The Speaker's Committee for the Independent Parliamentary Standards Authority, or 'SCIPSA', is a body created under the Parliamentary Standards Act 2009 to scrutinise the UK's Independent Parliamentary Standards Authority. The committee's purposes are to approve the members of IPSA and to scrutinize and approve its estimate (or budget). The chair and members of IPSA are selected on an Address to the King from the House of Commons, but the names are chosen by the Speaker with the agreement of SCIPSA.

== Composition ==
The committee comprises eight MPs and three lay members. The MPs are: the Speaker of the House of Commons (who also serves as its chair), the Leader of the House of Commons, the chair of the Standards and Privileges Select Committee, and five others appointed by the House of Commons who are not Ministers of the Crown.
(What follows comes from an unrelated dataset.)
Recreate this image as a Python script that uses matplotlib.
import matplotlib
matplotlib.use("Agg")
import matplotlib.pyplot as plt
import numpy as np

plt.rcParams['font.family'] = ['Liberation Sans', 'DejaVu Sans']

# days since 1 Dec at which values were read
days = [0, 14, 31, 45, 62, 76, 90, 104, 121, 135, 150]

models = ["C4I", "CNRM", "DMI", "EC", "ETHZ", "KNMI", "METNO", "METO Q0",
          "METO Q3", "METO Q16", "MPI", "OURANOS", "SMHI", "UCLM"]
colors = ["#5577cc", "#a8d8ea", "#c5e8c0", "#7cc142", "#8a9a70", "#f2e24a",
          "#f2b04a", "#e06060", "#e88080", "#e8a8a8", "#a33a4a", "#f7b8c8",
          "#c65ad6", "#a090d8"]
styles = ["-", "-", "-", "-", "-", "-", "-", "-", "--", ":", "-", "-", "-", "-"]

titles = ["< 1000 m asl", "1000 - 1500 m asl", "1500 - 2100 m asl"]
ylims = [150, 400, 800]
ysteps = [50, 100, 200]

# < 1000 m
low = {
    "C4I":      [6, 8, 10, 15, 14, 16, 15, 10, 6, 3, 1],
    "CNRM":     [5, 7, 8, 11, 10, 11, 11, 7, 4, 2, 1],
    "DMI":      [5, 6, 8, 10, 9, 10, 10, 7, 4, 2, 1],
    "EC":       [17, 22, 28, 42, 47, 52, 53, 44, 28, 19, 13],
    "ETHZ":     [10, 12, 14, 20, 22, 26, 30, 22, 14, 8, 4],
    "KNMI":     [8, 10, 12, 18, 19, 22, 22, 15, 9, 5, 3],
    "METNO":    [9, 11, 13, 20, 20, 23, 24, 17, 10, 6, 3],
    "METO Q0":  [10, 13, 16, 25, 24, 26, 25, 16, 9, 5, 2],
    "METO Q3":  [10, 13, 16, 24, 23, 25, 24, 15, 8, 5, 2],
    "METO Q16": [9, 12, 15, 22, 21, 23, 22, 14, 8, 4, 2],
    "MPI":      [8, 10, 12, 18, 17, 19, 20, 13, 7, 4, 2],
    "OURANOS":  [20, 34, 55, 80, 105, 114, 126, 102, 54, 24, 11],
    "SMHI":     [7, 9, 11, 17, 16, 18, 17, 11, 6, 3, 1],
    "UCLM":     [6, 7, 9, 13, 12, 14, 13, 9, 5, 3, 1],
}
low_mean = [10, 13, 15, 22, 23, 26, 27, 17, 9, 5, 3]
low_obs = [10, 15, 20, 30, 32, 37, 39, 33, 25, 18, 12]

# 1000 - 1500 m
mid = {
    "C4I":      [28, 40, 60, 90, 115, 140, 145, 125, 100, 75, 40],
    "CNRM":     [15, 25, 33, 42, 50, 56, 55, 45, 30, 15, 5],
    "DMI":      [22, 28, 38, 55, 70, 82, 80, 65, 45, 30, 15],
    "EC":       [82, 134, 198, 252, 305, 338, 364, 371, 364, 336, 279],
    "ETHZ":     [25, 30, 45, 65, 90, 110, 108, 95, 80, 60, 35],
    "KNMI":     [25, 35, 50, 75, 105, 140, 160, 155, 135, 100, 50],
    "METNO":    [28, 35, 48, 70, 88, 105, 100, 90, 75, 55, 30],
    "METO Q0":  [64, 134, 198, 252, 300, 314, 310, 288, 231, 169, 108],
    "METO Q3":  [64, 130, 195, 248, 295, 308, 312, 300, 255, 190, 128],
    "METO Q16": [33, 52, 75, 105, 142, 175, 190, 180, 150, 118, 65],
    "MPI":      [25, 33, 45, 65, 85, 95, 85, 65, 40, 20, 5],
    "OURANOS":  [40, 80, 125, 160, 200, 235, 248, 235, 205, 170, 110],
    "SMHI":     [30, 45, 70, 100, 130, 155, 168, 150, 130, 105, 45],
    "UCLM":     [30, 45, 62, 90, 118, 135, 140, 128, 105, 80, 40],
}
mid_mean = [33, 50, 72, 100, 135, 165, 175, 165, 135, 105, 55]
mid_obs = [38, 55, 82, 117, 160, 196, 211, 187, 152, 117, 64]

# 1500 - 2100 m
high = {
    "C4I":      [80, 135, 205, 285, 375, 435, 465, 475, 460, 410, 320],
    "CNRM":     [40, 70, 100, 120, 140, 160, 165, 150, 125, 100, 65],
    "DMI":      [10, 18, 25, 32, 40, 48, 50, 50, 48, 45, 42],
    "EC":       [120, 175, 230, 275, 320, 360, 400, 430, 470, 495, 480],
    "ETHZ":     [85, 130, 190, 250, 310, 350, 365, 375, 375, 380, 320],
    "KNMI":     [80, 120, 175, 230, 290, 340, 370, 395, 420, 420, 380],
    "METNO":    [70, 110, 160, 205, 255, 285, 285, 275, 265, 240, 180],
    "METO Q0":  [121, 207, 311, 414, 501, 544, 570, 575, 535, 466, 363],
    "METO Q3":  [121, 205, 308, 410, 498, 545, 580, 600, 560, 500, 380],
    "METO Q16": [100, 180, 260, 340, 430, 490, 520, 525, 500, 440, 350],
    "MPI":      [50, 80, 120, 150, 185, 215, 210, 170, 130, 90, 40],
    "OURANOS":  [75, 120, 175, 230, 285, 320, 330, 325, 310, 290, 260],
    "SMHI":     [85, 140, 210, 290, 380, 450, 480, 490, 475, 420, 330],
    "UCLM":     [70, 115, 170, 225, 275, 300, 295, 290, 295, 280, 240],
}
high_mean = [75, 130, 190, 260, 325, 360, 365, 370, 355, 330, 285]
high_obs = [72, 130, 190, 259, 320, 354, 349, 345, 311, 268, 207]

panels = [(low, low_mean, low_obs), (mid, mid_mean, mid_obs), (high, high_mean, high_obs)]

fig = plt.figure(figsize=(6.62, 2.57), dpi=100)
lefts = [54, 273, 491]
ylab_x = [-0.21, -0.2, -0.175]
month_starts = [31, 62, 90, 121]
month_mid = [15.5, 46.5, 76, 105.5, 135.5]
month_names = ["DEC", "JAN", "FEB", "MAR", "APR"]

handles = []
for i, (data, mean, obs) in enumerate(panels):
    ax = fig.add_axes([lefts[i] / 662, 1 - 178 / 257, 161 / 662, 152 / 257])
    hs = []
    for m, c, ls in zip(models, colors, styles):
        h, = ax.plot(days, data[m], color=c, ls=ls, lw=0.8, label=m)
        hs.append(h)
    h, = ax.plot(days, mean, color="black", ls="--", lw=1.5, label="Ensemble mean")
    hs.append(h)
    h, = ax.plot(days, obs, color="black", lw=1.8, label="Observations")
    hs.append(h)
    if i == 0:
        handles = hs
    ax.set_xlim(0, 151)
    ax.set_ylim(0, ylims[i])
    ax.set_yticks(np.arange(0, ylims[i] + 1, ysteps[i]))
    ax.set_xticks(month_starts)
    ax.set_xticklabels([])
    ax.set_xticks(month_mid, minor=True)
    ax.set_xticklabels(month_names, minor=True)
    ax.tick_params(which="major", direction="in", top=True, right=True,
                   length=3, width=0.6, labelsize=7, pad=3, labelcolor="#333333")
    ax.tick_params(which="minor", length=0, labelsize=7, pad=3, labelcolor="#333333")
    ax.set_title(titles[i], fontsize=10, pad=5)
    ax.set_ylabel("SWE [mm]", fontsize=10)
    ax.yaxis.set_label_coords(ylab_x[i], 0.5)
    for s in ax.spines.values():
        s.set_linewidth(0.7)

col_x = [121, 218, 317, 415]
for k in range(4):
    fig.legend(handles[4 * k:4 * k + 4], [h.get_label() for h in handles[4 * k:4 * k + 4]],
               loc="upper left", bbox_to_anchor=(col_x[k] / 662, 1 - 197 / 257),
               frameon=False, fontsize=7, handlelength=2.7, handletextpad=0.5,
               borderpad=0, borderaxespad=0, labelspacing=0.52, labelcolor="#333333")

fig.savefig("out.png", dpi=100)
The Shadow Leader of the House has been appointed as one of the opposition members of the committee since its inception, but the act creating it does not specify she will be a member and does not assign a member to be nominated by the Leader of the Opposition as is done to provide that result with the House of Commons Commission.

== Membership ==
The current members of SCIPSA, as of May 2025 are:

| Member |  | Party | Constituency |
|---|---|---|---|
|  | Rt Hon Sir Lindsay Hoyle MP | Speaker | Chorley |
|  | Marie Goldman MP | Liberal Democrat | Chelmsford |
|  | Gordon McKee MP | Labour | Glasgow South |
|  | Rt Hon Jesse Norman MP | Conservative | Hereford and South Herefordshire |
|  | Alberto Costa MP | Conservative | South Leicestershire |
|  | Leigh Ingham MP | Labour | Stafford |
|  | Charlotte Nichols MP | Labour | Warrington North |
|  | Rt Hon Lucy Powell MP | Labour | Manchester Central |

The 2 lay members, are, as of May 2025 are Tina Fahm and Theresa Middleton.